18/02/2012 – Se o direito ao aborto não é tema para este governo…?

18 de fevereiro, 2012

(Folha de S.Paulo) O pedido de perdão do ministro Gilberto Carvalho à bancada evangélica nesta semana é exemplar de como a política e a obsessão pela hegemonia no Palácio do Planalto sufocam o bom debate.

Carvalho conversou com representantes de 74 deputados e oito senadores evangélicos. Foi pragmático.

“Realpolitik” em estado bruto. Afinal, sinais trocados indicavam que Dilma Rousseff poderia adotar políticas mais arrojadas sobre gays e aborto. O próprio ministro havia irritado os evangélicos dias antes falando em embate “ideológico”. Nenhum presidente dispensa quase cem votos no Congresso.

Perdão pedido, perdão concedido. Tudo resolvido dentro da lógica cristã. Menos para o país. O debate sobre a prática do aborto continua interditado. Mesmo após Dilma ter indicado a liberal Eleonora Menicucci para a Secretaria das Mulheres, o discurso do governo continua imutável: quem tem de tratar do assunto é a sociedade e o Congresso.

Evangélicos e católicos têm direito de ser contra a descriminalização do aborto. Dilma Rousseff também atua de maneira legítima ao agradar aos cristãos no processo eleitoral.

Mas o ponto não é esse. Se o governo da primeira presidente mulher não consegue debater abertamente o tema aborto, qual é a perspectiva? Nenhuma. A situação é desoladora. O aborto de risco é a quarta maior causa de mortes maternas no Brasil e a quinta maior razão de internações no SUS.

A política é cheia de situações improváveis. O republicano Richard Nixon reatou as relações entre os EUA e a China comunista. O operário de esquerda Lula ampliou no Brasil o mercado de consumo. Já no caso do aborto, jamais um presidente conservador abraçará a causa. Se Dilma mantiver sua atitude reducionista, ficará pedindo perdão aos evangélicos e circunscrevendo apenas à religião um problema que diz respeito à saúde pública do país.

Acesse em pdf: O perdão na política, por Fernando Rodrigues  (Folha de S.Paulo –  18/02/2012)


Leia também: Dilma e as mulheres, por Kennedy Alencar (Folha.com – 18/02/2012)
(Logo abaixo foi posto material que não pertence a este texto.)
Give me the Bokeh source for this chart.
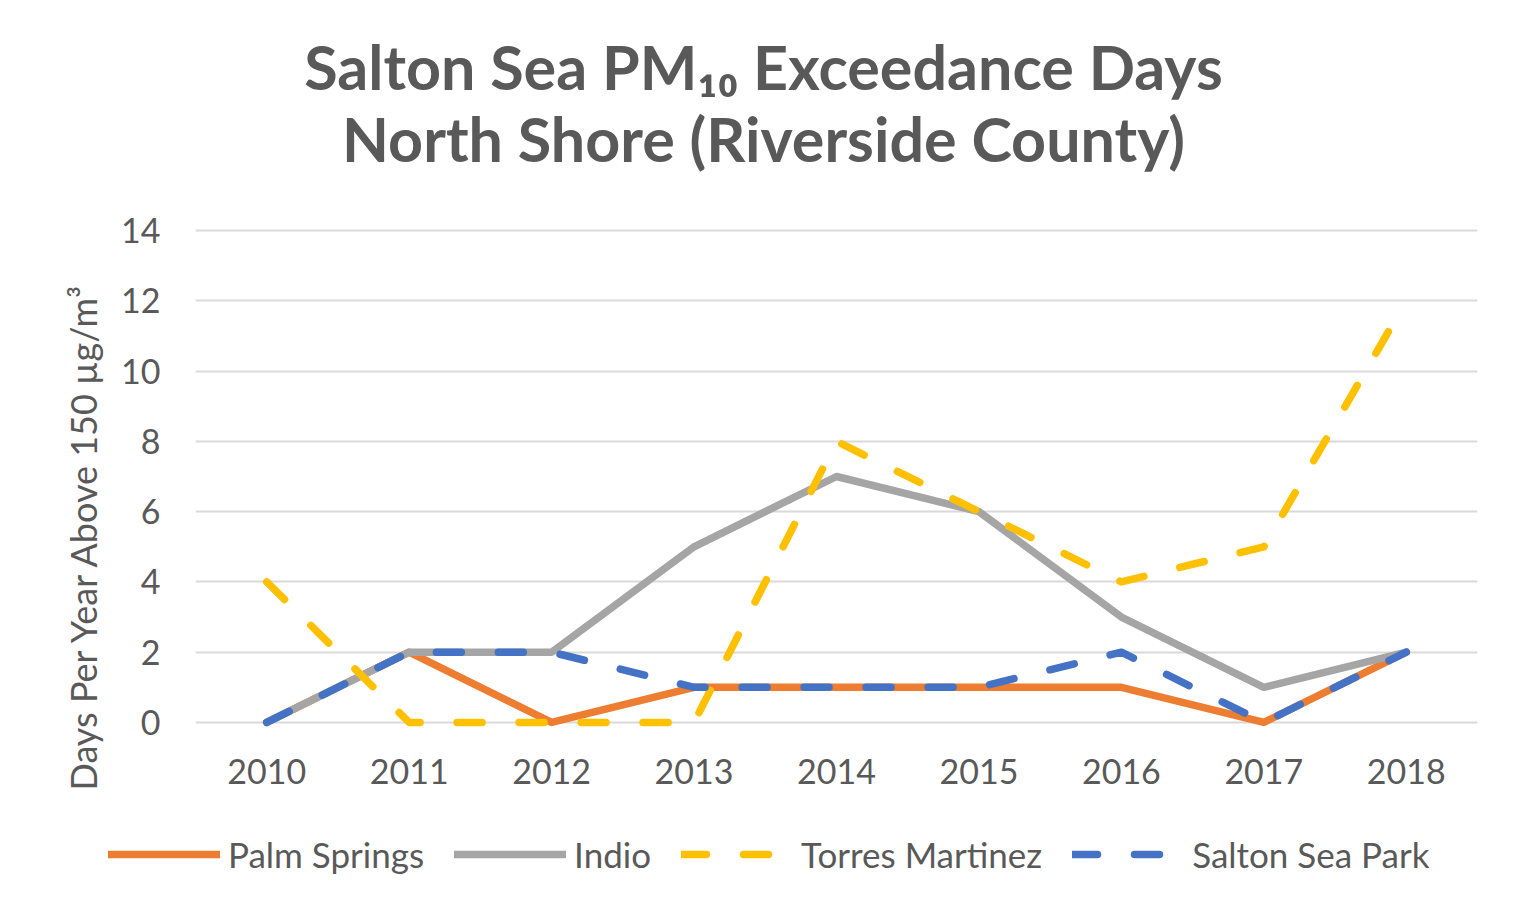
from bokeh.plotting import figure
from bokeh.layouts import column
from bokeh.models import Range1d, Legend, LegendItem, Title, FixedTicker, Label
from bokeh.embed import file_html
from bokeh.resources import INLINE

years = [2010, 2011, 2012, 2013, 2014, 2015, 2016, 2017, 2018]
palm_springs = [0, 2, 0, 1, 1, 1, 1, 0, 2]
indio = [0, 2, 2, 5, 7, 6, 3, 1, 2]
torres_martinez = [4, 0, 0, 0, 8, 6, 4, 5, 12]
salton_sea_park = [0, 2, 2, 1, 1, 1, 2, 0, 2]
y_ticks = [0, 2, 4, 6, 8, 10, 12, 14]
series_names = ["Palm Springs", "Indio", "Torres Martinez", "Salton Sea Park"]
title_lines = ["Salton Sea PM\u2081\u2080 Exceedance Days", "North Shore (Riverside County)"]
y_label = "Days Per Year Above 150 \u00b5g/m\u00b3"

TXT = "#595959"
FONT = "Lato"
COLORS = ["#ED7D31", "#A5A5A5", "#FFC000", "#4472C4"]
DASHES = ["solid", "solid", "25 37", "25 37"]
W = 7.5
series = [palm_springs, indio, torres_martinez, salton_sea_park]


def bare(width, height):
    f = figure(width=width, height=height, output_backend="svg", toolbar_location=None,
               x_range=Range1d(0, 1), y_range=Range1d(0, 1),
               x_axis_type=None, y_axis_type=None, min_border=0)
    f.title.visible = False
    f.outline_line_color = None
    f.xgrid.visible = False
    f.ygrid.visible = False
    f.background_fill_color = "white"
    f.border_fill_color = "white"
    return f


tf = bare(1516, 200)
lf = bare(1516, 114)
free = True
try:
    tf.frame_align = False
    lf.frame_align = False
except Exception:
    free = False
shift = 0 if free else 195

# ---- title block ----
for txt, yb in zip(title_lines, [134, 62]):
    tf.add_layout(Label(x=763 - shift, y=yb, x_units="screen", y_units="screen", text=txt,
                        text_align="center", text_baseline="alphabetic", text_font=FONT,
                        text_font_style="bold", text_font_size="61px", text_color=TXT))

# ---- main chart ----
p = figure(width=1516, height=600, output_backend="svg", toolbar_location=None,
           x_range=Range1d(2009.5, 2018.5), y_range=Range1d(-0.4, 14.4),
           min_border_left=195, min_border_right=39, min_border_top=16,
           min_border_bottom=64)
p.title.visible = False
p.outline_line_color = None
p.background_fill_color = "white"
p.border_fill_color = "white"
p.xgrid.grid_line_color = None
p.ygrid.grid_line_color = "#D9D9D9"
p.ygrid.grid_line_width = 2

for ax in (p.xaxis, p.yaxis):
    ax.axis_line_color = None
    ax.major_tick_line_color = None
    ax.minor_tick_line_color = None
    ax.major_label_text_color = TXT
    ax.major_label_text_font = FONT
    ax.major_label_text_font_size = "34px"
p.xaxis.ticker = FixedTicker(ticks=years)
p.yaxis.ticker = FixedTicker(ticks=y_ticks)
p.yaxis.major_label_standoff = 29
p.xaxis.major_label_standoff = 16

for vals, c, d in zip(series, COLORS, DASHES):
    p.line(years, vals, line_color=c, line_width=W, line_cap="round", line_join="round",
           line_dash=d)

yl = Title(text=y_label, align="left", offset=-54, standoff=27,
           text_font=FONT, text_font_style="normal", text_font_size="36px", text_color=TXT)
p.add_layout(yl, "left")

# ---- legend block (same series, drawn outside this strip's ranges so only the legend shows) ----
items = []
for name, vals, c, d in zip(series_names, series, COLORS, DASHES):
    r = lf.line(years, vals, line_color=c, line_width=W, line_cap="round", line_dash=d)
    items.append(LegendItem(label=name, renderers=[r]))
legend = Legend(items=items, orientation="horizontal",
                location=(108, 39) if free else (0, 39),
                glyph_width=112 if free else 100, label_standoff=8,
                spacing=30 if free else 22, padding=0, margin=0,
                border_line_color=None, background_fill_alpha=0,
                label_text_font=FONT, label_text_font_size="35px", label_text_color=TXT)
lf.add_layout(legend, "center")

layout = column(tf, p, lf, spacing=0)
open("out.html", "w").write(file_html(layout, INLINE))
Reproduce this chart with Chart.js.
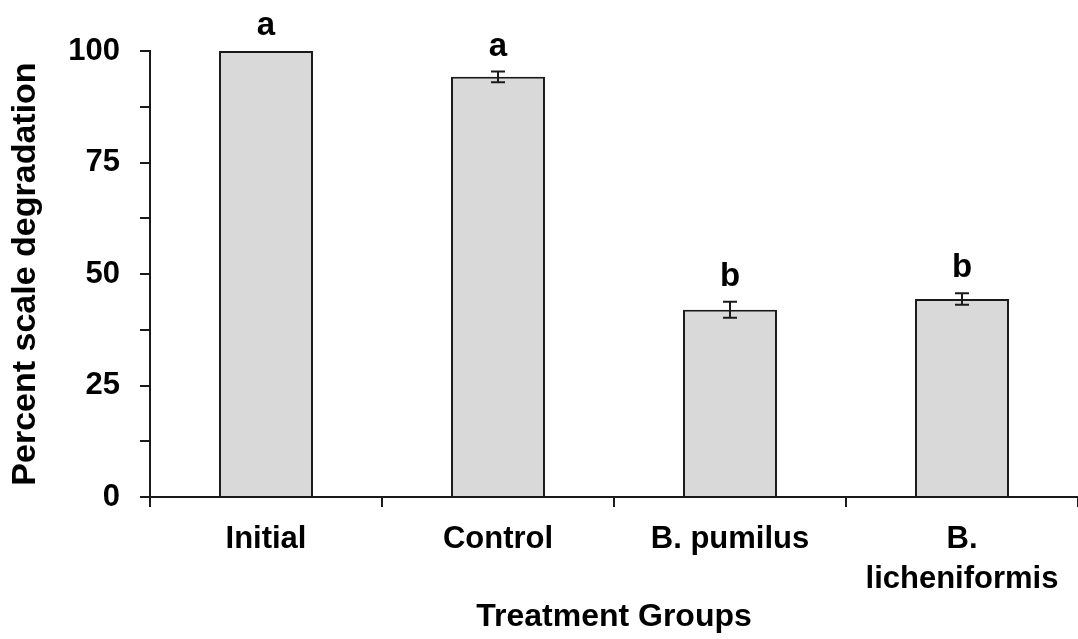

“Hoje, o governo alega que a discussão do aborto é problema da sociedade, na qual todos os segmentos devem ter direito de expressar suas opiniões, e do Congresso, onde tramitam propostas de ampliação da possibilidade de interrupção da gravidez. Esse argumento é pura enrolação. Desde o governo Lula, o Palácio do Planalto encontrou uma forma de comprar tempo e jogar o problema para o outro lado da praça dos Três Poderes.

Compreende-se que não seja a hora de Dilma travar essa batalha devido à absoluta falta de condições objetivas para uma vitória. Mas se espera que, em algum momento de sua Presidência, a primeira mulher a comandar o Brasil faça algo nesse sentido.

A nomeação de Eleonora Menicucci para a Secretaria Especial das Mulheres é um avanço tático, apesar de ela estar sob fogo cerrado neste momento e, portanto, tomar um cuidado inteligente com as palavras. Sua indicação foi um bom sinal para os defensores de políticas públicas voltadas para mulheres e LGBTs.

Temos um Estado laico. É dever desse Estado tratar a ampliação do direito ao aborto como uma questão de saúde pública porque ela envolve um interesse difuso da sociedade.

Os dados estão aí, como registrou Fernando Rodrigues numa excelente coluna na Folha no sábado de Carnaval (18/02). O chamado aborto de risco, aquele feito em condições inadequadas que ameaça tirar a vida da mulher, é a quarta maior causa de mortes maternas no país e a quinta razão para internações no SUS (Sistema Único de Saúde).

É correto que todas as religiões possam se manifestar livremente para persuadir mulheres a não abortar. Se houver uma mudança na legislação que amplie o direito à interrupção da gravidez, será preciso que a mulher ainda adote uma decisão individual, dolorosa, moral e, para muitos, religiosa. Tomada essa decisão, o SUS deve ampará-la.

Também é correto que todas as religiões se mobilizem para tentar evitar que o Congresso altere a lei. Faz parte do jogo democrático. Mas os verdadeiros líderes políticos devem tomar decisões impopulares e pouco compreendidas no seu tempo. Em 2010, Dilma se rendeu a um debate hipócrita, surpreendentemente estimulado por políticos supostamente iluministas. Tomara que surja a oportunidade de uma discussão em termos mais racionais. A presidente deve isso ao país e à sua própria biografia.”